Die jüngst beschlossenen Klimaziele der EU bedeuten insbesondere für Deutschland, in den kommenden neun Jahren klimapolitisch nochmal erheblich entschlossener vorgehen zu müssen. Wie wir das in Hamburg umsetzen im gesetzlichen und demokratisch legitimierten Rahmen, ist eine große Herausforderung. Bei einer nachhaltigen Stadtentwicklung müssen viele Belange berücksichtigt und gegeneinander abgewogen werden.

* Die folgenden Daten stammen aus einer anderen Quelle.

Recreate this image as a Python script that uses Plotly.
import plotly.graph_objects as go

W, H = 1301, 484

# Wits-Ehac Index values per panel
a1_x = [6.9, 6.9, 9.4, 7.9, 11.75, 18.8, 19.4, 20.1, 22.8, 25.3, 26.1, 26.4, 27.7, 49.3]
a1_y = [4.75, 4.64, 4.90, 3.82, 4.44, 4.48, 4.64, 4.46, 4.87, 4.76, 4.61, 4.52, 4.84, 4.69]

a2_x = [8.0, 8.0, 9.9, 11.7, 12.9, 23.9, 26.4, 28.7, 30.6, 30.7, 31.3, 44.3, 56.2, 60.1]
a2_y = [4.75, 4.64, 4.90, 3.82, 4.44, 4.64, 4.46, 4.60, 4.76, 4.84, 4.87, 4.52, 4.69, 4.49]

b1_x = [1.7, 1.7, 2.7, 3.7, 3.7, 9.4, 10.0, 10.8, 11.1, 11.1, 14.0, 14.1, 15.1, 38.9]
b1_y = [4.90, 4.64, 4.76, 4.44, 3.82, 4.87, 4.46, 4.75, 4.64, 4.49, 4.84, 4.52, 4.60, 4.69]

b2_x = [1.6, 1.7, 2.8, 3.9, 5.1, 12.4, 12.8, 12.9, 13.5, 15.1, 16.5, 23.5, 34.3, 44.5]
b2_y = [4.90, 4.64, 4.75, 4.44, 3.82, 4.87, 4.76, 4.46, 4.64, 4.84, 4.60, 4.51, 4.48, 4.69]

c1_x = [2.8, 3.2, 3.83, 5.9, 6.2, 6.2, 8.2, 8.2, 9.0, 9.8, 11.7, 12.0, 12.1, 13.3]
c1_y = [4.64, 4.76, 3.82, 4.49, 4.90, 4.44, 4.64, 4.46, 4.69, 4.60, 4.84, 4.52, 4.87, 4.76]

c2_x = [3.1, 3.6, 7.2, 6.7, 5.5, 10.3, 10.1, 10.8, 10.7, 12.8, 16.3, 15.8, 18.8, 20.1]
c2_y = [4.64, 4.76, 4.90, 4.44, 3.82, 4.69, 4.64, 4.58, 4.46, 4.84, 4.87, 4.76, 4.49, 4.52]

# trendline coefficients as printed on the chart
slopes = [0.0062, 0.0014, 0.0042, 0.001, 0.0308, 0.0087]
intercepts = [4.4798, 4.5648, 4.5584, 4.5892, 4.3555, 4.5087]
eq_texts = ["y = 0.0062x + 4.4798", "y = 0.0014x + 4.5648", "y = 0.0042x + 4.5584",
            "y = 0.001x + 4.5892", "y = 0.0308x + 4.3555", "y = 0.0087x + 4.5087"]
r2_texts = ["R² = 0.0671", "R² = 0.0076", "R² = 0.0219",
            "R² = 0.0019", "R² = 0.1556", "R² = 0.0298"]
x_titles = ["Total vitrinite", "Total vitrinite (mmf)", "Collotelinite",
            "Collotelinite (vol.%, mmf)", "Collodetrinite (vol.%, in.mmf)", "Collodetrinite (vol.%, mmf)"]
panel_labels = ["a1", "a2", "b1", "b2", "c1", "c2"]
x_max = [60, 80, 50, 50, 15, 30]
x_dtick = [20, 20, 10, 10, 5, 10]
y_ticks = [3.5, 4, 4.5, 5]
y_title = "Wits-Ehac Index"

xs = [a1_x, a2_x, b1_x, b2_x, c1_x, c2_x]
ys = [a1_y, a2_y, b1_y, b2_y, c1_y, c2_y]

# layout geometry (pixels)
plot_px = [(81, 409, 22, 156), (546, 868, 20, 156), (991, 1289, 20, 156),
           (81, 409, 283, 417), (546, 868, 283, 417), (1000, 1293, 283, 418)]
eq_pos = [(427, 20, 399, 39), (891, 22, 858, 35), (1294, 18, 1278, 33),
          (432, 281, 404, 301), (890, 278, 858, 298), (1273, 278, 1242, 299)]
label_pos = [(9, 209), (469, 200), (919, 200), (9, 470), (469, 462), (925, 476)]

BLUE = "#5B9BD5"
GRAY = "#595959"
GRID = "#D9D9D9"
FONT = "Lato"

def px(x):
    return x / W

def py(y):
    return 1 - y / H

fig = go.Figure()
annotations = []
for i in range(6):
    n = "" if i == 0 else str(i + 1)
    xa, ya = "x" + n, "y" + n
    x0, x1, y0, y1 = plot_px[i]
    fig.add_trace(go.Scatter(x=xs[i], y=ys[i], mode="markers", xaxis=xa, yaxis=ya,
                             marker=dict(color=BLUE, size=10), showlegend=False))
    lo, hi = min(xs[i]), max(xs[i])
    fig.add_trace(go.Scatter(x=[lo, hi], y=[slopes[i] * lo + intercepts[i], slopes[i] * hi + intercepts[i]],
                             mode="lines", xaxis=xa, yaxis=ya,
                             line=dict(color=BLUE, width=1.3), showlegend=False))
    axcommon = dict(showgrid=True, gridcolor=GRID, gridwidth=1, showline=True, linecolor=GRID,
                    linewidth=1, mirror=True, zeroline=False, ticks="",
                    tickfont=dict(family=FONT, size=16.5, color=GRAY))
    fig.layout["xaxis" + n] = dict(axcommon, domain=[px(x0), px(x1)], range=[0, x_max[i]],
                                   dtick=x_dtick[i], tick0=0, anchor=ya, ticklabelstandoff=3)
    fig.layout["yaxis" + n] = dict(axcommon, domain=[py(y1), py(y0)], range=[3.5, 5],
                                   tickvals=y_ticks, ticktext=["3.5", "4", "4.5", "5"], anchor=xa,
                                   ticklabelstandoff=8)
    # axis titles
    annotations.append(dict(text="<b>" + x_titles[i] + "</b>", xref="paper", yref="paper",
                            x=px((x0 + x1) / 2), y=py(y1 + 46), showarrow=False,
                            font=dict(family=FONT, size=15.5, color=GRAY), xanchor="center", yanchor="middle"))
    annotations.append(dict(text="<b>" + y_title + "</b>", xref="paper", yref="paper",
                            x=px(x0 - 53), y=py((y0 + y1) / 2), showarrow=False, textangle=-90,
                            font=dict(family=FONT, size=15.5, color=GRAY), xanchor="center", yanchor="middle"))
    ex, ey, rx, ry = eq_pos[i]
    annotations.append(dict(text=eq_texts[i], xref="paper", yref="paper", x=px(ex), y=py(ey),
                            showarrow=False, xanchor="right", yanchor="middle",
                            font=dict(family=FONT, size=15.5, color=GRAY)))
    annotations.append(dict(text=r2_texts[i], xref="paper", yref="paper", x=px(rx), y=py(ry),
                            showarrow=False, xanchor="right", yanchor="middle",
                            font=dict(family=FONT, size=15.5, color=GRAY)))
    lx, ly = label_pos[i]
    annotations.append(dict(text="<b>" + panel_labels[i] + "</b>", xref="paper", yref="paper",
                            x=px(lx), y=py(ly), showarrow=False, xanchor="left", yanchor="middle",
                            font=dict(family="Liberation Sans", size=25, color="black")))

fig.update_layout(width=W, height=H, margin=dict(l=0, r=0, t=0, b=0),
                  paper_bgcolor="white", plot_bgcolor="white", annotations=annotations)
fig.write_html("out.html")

Meine stadtentwicklungspolitischen Kolleg*innen verweisen dabei u.a. darauf, dass der CO 2 -Belastung hier unter anderem der Aspekt gegenüber steht, dass Büroimmobilien weiterhin benötigt werden und durch Leerstand sich derzeit die Marktlage eher eng darstellt, vgl. [ https://www.engelvoelkers.com/de-de/commercial/blog/hamburg-b%C3%BCrofl%C3%A4chenleerstand-erreicht-mit-3--eine-kritische-grenze/ . Hier dazu ein paar Zahlen: Hamburg hat 15 Mio. qm Bürofläche. Da sind 400.000 qm im Vergleich gar nicht so viel – zumal pro Jahr etwa 250.000 qm gehandelt werden. Zusätzlich muss auch ein Blick auf die Verteilung geworfen werden: [ https://www.hdb-hamburg.de/fileadmin/user_upload/Marktberichte/BNP_Paribas_Q4-2020.pdf . St. Pauli verfügt über lediglich 3.000 qm Leerstand. Der Großteil des Leerstandes befindet sich am Stadtrand – City Süd, etc. Die hohen Leerstandsraten von ~ 1,5 Mio. qm in 2010 wurden vom Markt nahezu zu 2/3 beseitigt – ohne staatliche Eingriffe. Der Büroflächenmarkt funktioniert nach einer eigenen – langfristigen – Logik.
In Bezug auf den Betrieb des Gebäudes wird mit der Zertifizierung im Platin-Standard das Gebäude weitestgehend CO 2 -neutral sein. Auch ist ein Hochhaus grundsätzlich flächensparend.
Trotzdem haben Sie Recht: wir müssen immer und überall die C02-Bilanz hinterfragen, prüfen und ggf. wo möglich revidieren um diesem großen Zukunftsthema Klimagerechtigkeit gerecht zu werden.